O que cartões do psicólogo Rorschach me disseram sobre a política brasileira

A interpretação dos borrões de tinta é usada para estudos de personalidade

Qual seria a razão para nós humanos conseguirmos ver rostos em nuvens, animais em rochas?

O psiquiatra Rorschach deve ter se feito essa pergunta e tentou compreender essa faceta humana. Foi assim que desenhou as famosas manchas de tinta borradas em cartões. Garantiu que seus desenhos não teriam sentido e nem representariam coisas reais. Meticulosamente, passou a estudar as reações humanas frente às imagens. Depois de alguns anos, os cartões de Rorschach passaram a ser utilizados para acessar personalidade

Homem vestido de Rorschach, personagem da graphic novel "Watchmen"
Homem vestido de Rorschach, personagem da graphic novel "Watchmen" - Fred Greaves/Reuters

Compreender como essas manchas amorfas têm essa utilidade é desafiador. Tais figuras estimulam nossa visão, sem ter mensagem proposital.

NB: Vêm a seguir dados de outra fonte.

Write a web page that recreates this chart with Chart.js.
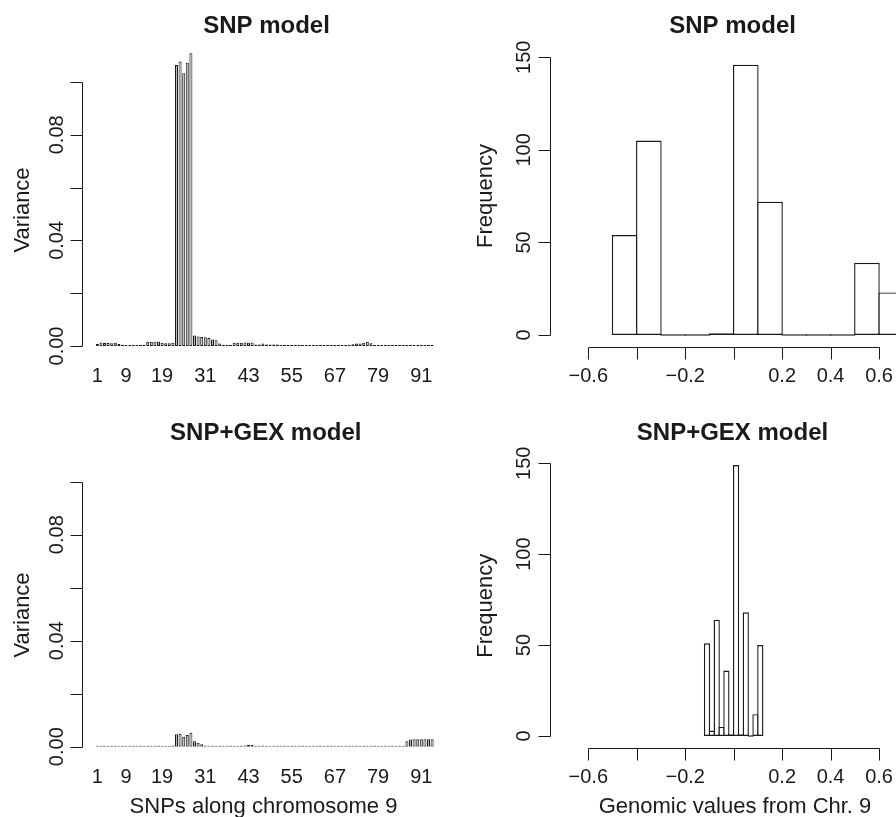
<!DOCTYPE html>
<html>
<head>
<meta charset="utf-8">
<script src="https://cdn.jsdelivr.net/npm/chart.js@4.4.1/dist/chart.umd.min.js"></script>
<style>
  html, body { margin: 0; padding: 0; background: #fff; overflow: hidden; width: 896px; height: 817px; }
  canvas { position: absolute; }
</style>
</head>
<body>
<canvas id="snp-bars" width="448" height="408" style="left:0;top:0"></canvas>
<canvas id="gex-bars" width="448" height="409" style="left:0;top:408px"></canvas>
<canvas id="snp-hist" width="472" height="408" style="left:448px;top:0"></canvas>
<canvas id="gex-hist" width="448" height="409" style="left:448px;top:408px"></canvas>
<script>
// variance per SNP along chromosome 9 (94 SNPs)
const snpVariance = [
  0.0008, 0.0013, 0.0011, 0.0011, 0.0010, 0.0012, 0.0008, 0.0005, 0.0003, 0.0002,
  0.0001, 0.0001, 0.0002, 0.0005, 0.0016, 0.0016, 0.0016, 0.0017, 0.0012, 0.0010,
  0.0010, 0.0012, 0.1064, 0.1078, 0.1033, 0.1073, 0.1109, 0.0040, 0.0036, 0.0034,
  0.0033, 0.0030, 0.0025, 0.0022, 0.0009, 0.0005, 0.0003, 0.0004, 0.0012, 0.0012,
  0.0012, 0.0013, 0.0012, 0.0013, 0.0006, 0.0006, 0.0009, 0.0006, 0.0006, 0.0006,
  0.0006, 0.0003, 0.0003, 0.0003, 0.0004, 0.0003, 0.0004, 0.0003, 0.0002, 0.0002,
  0.0001, 0.0001, 0.0001, 0.0001, 0.0002, 0.0001, 0.0001, 0.0001, 0.0001, 0.0002,
  0.0005, 0.0007, 0.0009, 0.0009, 0.0012, 0.0016, 0.0010, 0.0003, 0.0002, 0.0002,
  0.0002, 0.0002, 0.0002, 0.0002, 0.0002, 0.0003, 0.0004, 0.0004, 0.0004, 0.0004,
  0.0004, 0.0004, 0.0004, 0.0004
];
const snpGexVariance = [
  0.0001, 0.0001, 0.0001, 0.0002, 0.0003, 0.0003, 0.0002, 0.0001, 0.0001, 0.0001,
  0.0001, 0.0001, 0.0001, 0.0001, 0.0001, 0.0001, 0.0001, 0.0001, 0.0001, 0.0002,
  0.0004, 0.0005, 0.0047, 0.0049, 0.0038, 0.0044, 0.0053, 0.0021, 0.0015, 0.0009,
  0.0005, 0.0003, 0.0001, 0.0001, 0.0001, 0.0001, 0.0001, 0.0001, 0.0003, 0.0004,
  0.0004, 0.0005, 0.0006, 0.0006, 0.0004, 0.0003, 0.0005, 0.0004, 0.0003, 0.0003,
  0.0001, 0.0001, 0.0001, 0.0001, 0.0001, 0.0001, 0.0001, 0.0001, 0.0001, 0.0002,
  0.0004, 0.0004, 0.0002, 0.0001, 0.0001, 0.0001, 0.0001, 0.0001, 0.0001, 0.0001,
  0.0001, 0.0001, 0.0002, 0.0002, 0.0002, 0.0002, 0.0002, 0.0002, 0.0001, 0.0001,
  0.0001, 0.0001, 0.0001, 0.0001, 0.0001, 0.0004, 0.0021, 0.0027, 0.0028, 0.0028,
  0.0028, 0.0028, 0.0028, 0.0028
];
const snpTickLabels = [1, 9, 19, 31, 43, 55, 67, 79, 91];
const varTicks = [0, 0.02, 0.04, 0.06, 0.08, 0.10];
const varTickLabels = ["0.00", "", "0.04", "", "0.08", ""];

// histograms of genomic values
const snpBreaks = [-0.5, -0.4, -0.3, -0.2, -0.1, 0, 0.1, 0.2, 0.3, 0.4, 0.5, 0.6, 0.7];
const snpCounts = [54, 105, 0, 0, 1, 146, 72, 0, 0, 0, 39, 23];
const gexBreaks = [-0.12, -0.10, -0.08, -0.06, -0.04, -0.02, 0, 0.02, 0.04, 0.06, 0.08, 0.10, 0.12];
const gexCounts = [51, 3, 64, 5, 36, 1, 149, 1, 68, 0, 12, 50];
const freqTicks = [0, 50, 100, 150];
const freqTickLabels = ["0", "50", "100", "150"];
const valueTicks = [-0.6, -0.4, -0.2, 0, 0.2, 0.4, 0.6];
const valueTickLabels = ["\u22120.6", "", "\u22120.2", "", "0.2", "0.4", "0.6"];

const family = "'Liberation Sans', Arial, Helvetica, sans-serif";
const ink = "#1a1a1a";

// draws R base-graphics style axes, titles and labels
function rStyleAxes(cfg) {
  return {
    id: "rStyleAxes",
    afterDraw(chart) {
      const { ctx, chartArea: area, scales: { x, y } } = chart;
      ctx.save();
      ctx.strokeStyle = ink;
      ctx.fillStyle = ink;
      ctx.lineWidth = 1;
      ctx.textAlign = "center";
      ctx.textBaseline = "alphabetic";

      ctx.font = "bold 24px " + family;
      ctx.fillText(cfg.title, cfg.titleX, cfg.titleY);

      // y axis
      const ax = Math.round(area.left) + 0.5;
      const yPix = cfg.yTicks.map((t) => Math.round(y.getPixelForValue(t)) + 0.5);
      ctx.beginPath();
      ctx.moveTo(ax, yPix[0]);
      ctx.lineTo(ax, yPix[yPix.length - 1]);
      yPix.forEach((p) => {
        ctx.moveTo(ax, p);
        ctx.lineTo(ax - 12, p);
      });
      ctx.stroke();

      ctx.font = "20px " + family;
      cfg.yTickLabels.forEach((lab, i) => {
        if (!lab) return;
        ctx.save();
        ctx.translate(cfg.yLabelX, y.getPixelForValue(cfg.yTicks[i]));
        ctx.rotate(-Math.PI / 2);
        ctx.fillText(lab, 0, 0);
        ctx.restore();
      });

      ctx.font = "22px " + family;
      ctx.save();
      ctx.translate(cfg.yTitleX, cfg.yTitleY);
      ctx.rotate(-Math.PI / 2);
      ctx.fillText(cfg.yTitle, 0, 0);
      ctx.restore();

      // x axis (only the histograms have a line)
      if (cfg.xAxisLine) {
        const ay = Math.round(area.bottom) + 0.5;
        const xPix = cfg.xTicks.map((t) => Math.round(x.getPixelForValue(t)) + 0.5);
        ctx.beginPath();
        ctx.moveTo(xPix[0], ay);
        ctx.lineTo(xPix[xPix.length - 1], ay);
        xPix.forEach((p) => {
          ctx.moveTo(p, ay);
          ctx.lineTo(p, ay + 12);
        });
        ctx.stroke();
      }

      ctx.font = "20px " + family;
      cfg.xTickLabels.forEach((lab, i) => {
        if (lab === "") return;
        ctx.fillText(String(lab), x.getPixelForValue(cfg.xTicks[i]), cfg.xLabelY);
      });

      if (cfg.xTitle) {
        ctx.font = "22px " + family;
        ctx.fillText(cfg.xTitle, cfg.xTitleX, cfg.xTitleY);
      }
      ctx.restore();
    },
  };
}

const baseOptions = {
  responsive: false,
  animation: false,
  events: [],
  plugins: { legend: { display: false }, tooltip: { enabled: false } },
};

const varianceChart = (id, values, padding, axes) => {
  const points = values.map((v, i) => ({ x: i + 1, y: v }));
  new Chart(document.getElementById(id), {
    type: "bar",
    data: {
      datasets: [{
        data: points,
        backgroundColor: "#bebebe",
        borderColor: ink,
        borderWidth: 1,
        borderSkipped: false,
        categoryPercentage: 1,
        barPercentage: 0.833,
        minBarLength: 1,
      }],
    },
    options: {
      ...baseOptions,
      layout: { padding },
      scales: {
        x: {
          type: "linear", display: false, offset: false, bounds: "data",
          min: -3.25, max: 96.19,
          ticks: { stepSize: 50, includeBounds: false },
        },
        y: { display: false, min: 0, max: 0.12 },
      },
    },
    plugins: [rStyleAxes(axes)],
  });
};

const histChart = (id, breaks, counts, padding, scales, barPct, axes) => {
  const points = counts.map((c, i) => ({ x: (breaks[i] + breaks[i + 1]) / 2, y: c }));
  new Chart(document.getElementById(id), {
    type: "bar",
    data: {
      datasets: [{
        data: points,
        backgroundColor: "#ffffff",
        borderColor: ink,
        borderWidth: 1.4,
        borderSkipped: false,
        categoryPercentage: 1,
        barPercentage: barPct, // slight overlap so shared edges are one line
        minBarLength: 1.4,
      }],
    },
    options: {
      ...baseOptions,
      layout: { padding },
      scales: {
        x: {
          type: "linear", display: false, offset: false, bounds: "data",
          min: scales.xMin, max: scales.xMax,
          ticks: { stepSize: 1, includeBounds: false },
        },
        y: { display: false, min: scales.yMin, max: 160 },
      },
    },
    plugins: [rStyleAxes(axes)],
  });
};

varianceChart("snp-bars", snpVariance, { left: 82, right: 8, top: 29.2, bottom: 62 }, {
  title: "SNP model", titleX: 266.5, titleY: 33.3,
  yTicks: varTicks, yTickLabels: varTickLabels, yLabelX: 62.5,
  yTitle: "Variance", yTitleX: 28.5, yTitleY: 210,
  xTicks: snpTickLabels, xTickLabels: snpTickLabels, xLabelY: 382,
});

varianceChart("gex-bars", snpGexVariance, { left: 82, right: 8, top: 20.7, bottom: 70.3 }, {
  title: "SNP+GEX model", titleX: 265.8, titleY: 32,
  yTicks: varTicks, yTickLabels: varTickLabels, yLabelX: 62.5,
  yTitle: "Variance", yTitleX: 28.5, yTitleY: 207,
  xTicks: snpTickLabels, xTickLabels: snpTickLabels, xLabelY: 375.3,
  xTitle: "SNPs along chromosome 9", xTitleX: 263.5, xTitleY: 404.5,
});

histChart("snp-hist", snpBreaks, snpCounts, { left: 102, right: 0, top: 38.8, bottom: 61.3 },
  { xMin: -0.758, xMax: 0.769, yMin: -6.32 }, 1.058, {
  title: "SNP model", titleX: 284.6, titleY: 33.3,
  yTicks: freqTicks, yTickLabels: freqTickLabels, yLabelX: 81.5,
  yTitle: "Frequency", yTitleX: 44, yTitleY: 196,
  xAxisLine: true, xTicks: valueTicks, xTickLabels: valueTickLabels, xLabelY: 381.7,
});

histChart("gex-hist", gexBreaks, gexCounts, { left: 102, right: 0, top: 37.1, bottom: 69.3 },
  { xMin: -0.758, xMax: 0.670, yMin: -6.44 }, 1.289, {
  title: "SNP+GEX model", titleX: 284.5, titleY: 32,
  yTicks: freqTicks, yTickLabels: freqTickLabels, yLabelX: 81.5,
  yTitle: "Frequency", yTitleX: 44, yTitleY: 197.8,
  xAxisLine: true, xTicks: valueTicks, xTickLabels: valueTickLabels, xLabelY: 375.3,
  xTitle: "Genomic values from Chr. 9", xTitleX: 287, xTitleY: 404.5,
});
</script>
</body>
</html>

Mas mesmo assim somos capazes de reconhecer algo nelas. Esse significado concedido às imagens é projetado do interior do observador, e deriva mais de quem vê do que daquilo que se vê. Por isso, revelariam a personalidade.

No entanto, existe um padrão para que a interpretação dos cartões de Rorschach não seja tão individual assim. As formas simétricas fazem a maioria das pessoas pensar em seres vivos. Ora, seres vivos são simétricos. Identificar precocemente simetria como marco de vida pode ter sido vantajoso para que nossos antepassados reconhecessem intuitivamente animais a serem evitados ou procurados.

Por sua vez, contraste de cor e sombreamento podem gerar a ilusão de óptica de percepção de movimento que as pessoas dizem ver nos cartões. Pois bem, nosso cérebro tende a ver significado em tudo.

Curioso com isso tudo, procurei uma psicoterapeuta experiente em Rorschach. Para minha frustração, ela disse que a eleição ainda influencia muito meu ânimo, e por isso não conseguiria acessar minha personalidade, como seria o propósito.

Mas ela conseguiu algo: em uma das figuras, eu via o 89 se misturar com o 18.

Ou seja, meu inconsciente viu semelhança entre as eleições de 2018 e a de 1989. Em 89, Collor despontava como o moralizador (opa!) contra Lula (Haddad já era Lula nesta época?). O futuro mostrou que quem votou em Lula, por pensar que Collor seria péssimo, acertou. E quem votou em Collor, por desconfiar de Lula, regozijou-se em Cid Gomes: “Babaca, Lula está preso”. Melhor aguardar para ver se as semelhanças param por aí.

Em outra figura vi açoites. A psicóloga explicou: eu ficara impressionado com o esforço de Haddad em manter a postura de professor fofo ao não explicar em entrevista para a GloboNews sobre a cumplicidade PT-Venezuela, que açoita os direitos humanos. Mas disse também que eu poderia ter imaginado uma sala de tortura chefiada por Ustra, explicitamente defendido pelo vencedor de 2018. Ou ainda de Stalin, relativizado pela vice de Haddad. Ah, esses psicólogos...

Outra figura me fez enxergar grades e uma plateia do lado de fora. A terapeuta me lembrou que “um garoto” havia falado que um soldado e um cabo bastariam para fechar nossa Suprema Corte. Pareceu às sombras de minha mente que essa “pérola” teve a finalidade premeditada de analisar as reações da plateia, incluindo eventual apoio. Mas a terapeuta levantou outra teoria: as grades poderiam ser uma prisão, e eu a pensar no caos institucional que seria ter Haddad eleito sobre a batuta de um condenado por corrupção.
 
A última imagem que eu vi: quatro figuras humanas próximas, sobre uma multidão. Pessoas à direita e à esquerda despencavam às margens. Ela me explicou: pode ser uma referência aos quatro cavaleiros do apocalipse. Ou os brasileiros a perceberem que os Três Poderes mais o Ministério Público devem ser seus servidores em equilíbrio independente. E que populistas não trarão solução, e o extremismo deve ser detido.